We definitely didn’t go for radio ready Bob Broderick mastering job, we just wanted to even it out. It’s kind of a cool record. Just to see the different years all the way to 2008 and hear it all together. It’s just weird because for like 10 years, or at least 8 years, I didn’t think about the band at all. And now it’s like it’s been the year of Mommyheads. It’s insane!

 

Artofthemix: I remember when Acorn started making the circles among my buddies. It was like this cult thing like, “hey do you know The Mommyheads? They are amazing!” So it’s really exciting to see this come out. What I am curious to see is if you will pickup new fans?

 

Adam: It’s a crap shoot, there’s a lot of stuff happening. We are in a commercial right now.

 

Artofthemix: Really! [And here it is]

 

Artofthemix: So the Matador 21 birthday party show just happened. All these bands from the 90s. And you guys are back. Is there something in the water, what’s going on?

 

Adam: Well 10 years is a good break for people to have.

 

Artofthemix: I hear Babe The Blue Ox is back together.

 

Adam: Oh totally we played some shows with them, they are awesome. They are still better than ever. All these bands are better than ever in my opinion you know.

 

I got two opinions about that, one is back in the day you had to play in tour and you had to be really good and so when those bands get together, if they just play their catalog, it’s fun, it’s like a good show.
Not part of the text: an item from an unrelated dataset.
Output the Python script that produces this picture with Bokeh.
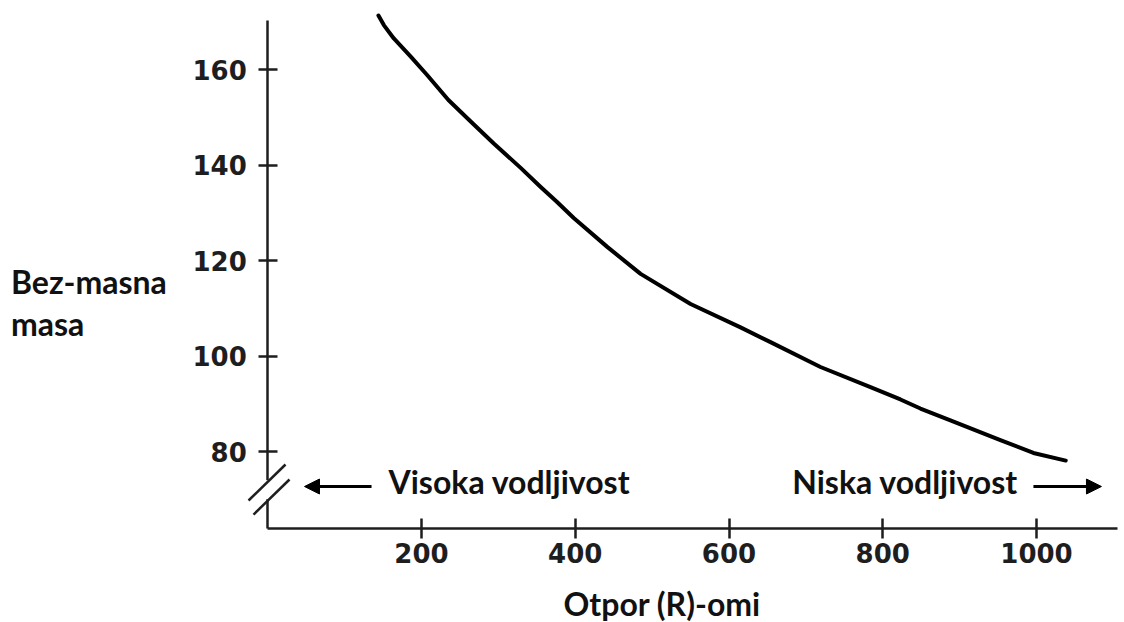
from bokeh.plotting import figure
from bokeh.models import (Range1d, LinearAxis, FixedTicker, Label, Arrow,
                          NormalHead, BoxAnnotation, ColumnDataSource)
from bokeh.embed import file_html
from bokeh.resources import INLINE

# ---------------- data ----------------
resistance = [144, 151, 164, 186, 207, 235, 264, 294, 329, 355, 376, 398,
              442, 485, 550, 615, 654, 719, 784, 823, 849, 888, 953, 996,
              1038]
lean_mass = [171.3, 169.3, 166.5, 162.7, 158.9, 153.6, 149.1, 144.5, 139.4,
             135.4, 132.3, 128.9, 122.8, 117.2, 110.9, 106.0, 102.9, 97.7,
             93.5, 90.9, 89.0, 86.5, 82.4, 79.7, 78.1]
x_ticks = [200, 400, 600, 800, 1000]
y_ticks = [80, 100, 120, 140, 160]
x_title = "Otpor  (R)-omi"
y_title = ["Bez-masna", "masa"]
left_note = "Visoka vodljivost"
right_note = "Niska vodljivost"

# ---------------- layout ----------------
W, H = 1124, 622
PX_X = 0.76875            # pixels per ohm
X0_PX = 267.25            # pixel column of R = 0
PX_Y = 4.775              # pixels per mass unit
Y80_PX = 451.0            # pixel row of mass = 80

X_START = (0 - X0_PX) / PX_X
X_END = (W - X0_PX) / PX_X
Y_END = 80 + Y80_PX / PX_Y
Y_START = 80 - (H - Y80_PX) / PX_Y
X_AXIS_AT = 80 - (528 - Y80_PX) / PX_Y
Y_AXIS_TOP = 80 + (Y80_PX - 20) / PX_Y
X_AXIS_RIGHT = (1117 - X0_PX) / PX_X

INK = "#1e1e1e"
TEXT_FONT = "Lato"
TEXT_SIZE = "32px"

p = figure(width=W, height=H,
           x_range=Range1d(X_START, X_END), y_range=Range1d(Y_START, Y_END),
           output_backend="svg", toolbar_location=None, title=None,
           x_axis_location=None, y_axis_location=None,
           min_border_left=0, min_border_right=0,
           min_border_top=0, min_border_bottom=0)
p.outline_line_color = None
p.background_fill_color = "white"
p.border_fill_color = "white"
for g in p.grid:
    g.visible = False

def style_axis(ax):
    ax.axis_line_width = 2.5
    ax.axis_line_color = INK
    ax.major_tick_line_width = 2.5
    ax.major_tick_line_color = INK
    ax.minor_tick_line_color = None
    ax.major_label_text_font = "DejaVu Sans"
    ax.major_label_text_font_style = "bold"
    ax.major_label_text_font_size = "26px"
    ax.major_label_text_color = INK

yaxis = LinearAxis(fixed_location=0, ticker=FixedTicker(ticks=y_ticks),
                   bounds=(X_AXIS_AT, Y_AXIS_TOP))
style_axis(yaxis)
yaxis.major_tick_in = 10
yaxis.major_tick_out = 9
yaxis.major_label_standoff = 12
p.add_layout(yaxis, "left")

xaxis = LinearAxis(fixed_location=X_AXIS_AT, ticker=FixedTicker(ticks=x_ticks),
                   bounds=(0, X_AXIS_RIGHT))
style_axis(xaxis)
xaxis.major_tick_in = 10
xaxis.major_tick_out = 10
xaxis.major_label_standoff = 4
p.add_layout(xaxis, "below")

# curve
src = ColumnDataSource(dict(r=resistance, m=lean_mass))
p.line("r", "m", source=src, line_width=4, line_color="black",
       line_cap="round", line_join="round")

# axis break: hide the piece of axis between the slashes, then draw them
p.add_layout(BoxAnnotation(left=-4, right=4, bottom=70.0, top=74.0,
                           fill_color="white", fill_alpha=1.0,
                           line_color=None))
brk = p.segment(x0=[-25.0, -18.5], y0=[69.74, 66.8],
                x1=[23.1, 28.3], y1=[77.28, 74.14],
                line_width=2.5, line_color=INK)
brk.level = "overlay"

# arrows
p.add_layout(Arrow(x_start=135, y_start=72.67, x_end=47.8, y_end=72.67,
                   line_width=3, line_color="black",
                   end=NormalHead(size=15, fill_color="black",
                                  line_color="black")))
p.add_layout(Arrow(x_start=996, y_start=72.67, x_end=1084.5, y_end=72.67,
                   line_width=3, line_color="black",
                   end=NormalHead(size=15, fill_color="black",
                                  line_color="black")))

def add_text(x, y, txt):
    p.add_layout(Label(x=x, y=y, text=txt, text_font=TEXT_FONT,
                       text_font_size=TEXT_SIZE, text_font_style="bold",
                       text_color="#111111", text_align="left",
                       text_baseline="alphabetic"))

add_text(157.1, 73.7, left_note)
add_text(682.3, 73.7, right_note)
add_text(384.7, 48.1, x_title)
add_text(-334.0, 115.5, y_title[0])
add_text(-334.0, 106.8, y_title[1])

open("out.html", "w").write(file_html(p, INLINE))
Now bands spend too much time on Twitter or their iPhone, they spend too much time making videos, too much time doing content and they don’t just woodshed. You know so it’s kind of like a weird syrupy pleasure to see these bands get back together that woodsheded and toured for 10 years in the 90’s and had no distraction. Because you are just like “wow their material, it’s different. There’s something about it.” It’s about playing together and it’s not about being cool or being hip or you know, it’s a different vibe those bands have from the 90’s you know.

 

And they have catalogue, you don’t get bored during the set if a band put out 10 records and they took a break for 8 years, you know there’s going to be 45 minutes set of almost complete sound and music you know – no clunkers.

 

Artofthemix: So if we get nostalgic can we go back, can you talk a little bit about when you guys recorded Acorn and sort of what was the context, where did Acorn com out of?

 

Adam: Well New York was full like a hotbed of same music, I mean there was, the downtown scene, it’s like the weirder your work was, the cooler it was. The Knitting Factory was a little place that was turning out crazy music you know, people screeching on horns, trying to be Ornette Colman but they were white! I mean it was like and New York was a different place, it was edgy and tough, there were no Whole Foods in the lower east side.It was just very eclectic, the bills were nuts you know, there was no theme nights, it was pretty insane. And Acorn just came out of sort of like that John Cage meets Pop you know. We wanted to make our own instruments like the original drummer Yon passed away was playing hub caps! There was a shock value.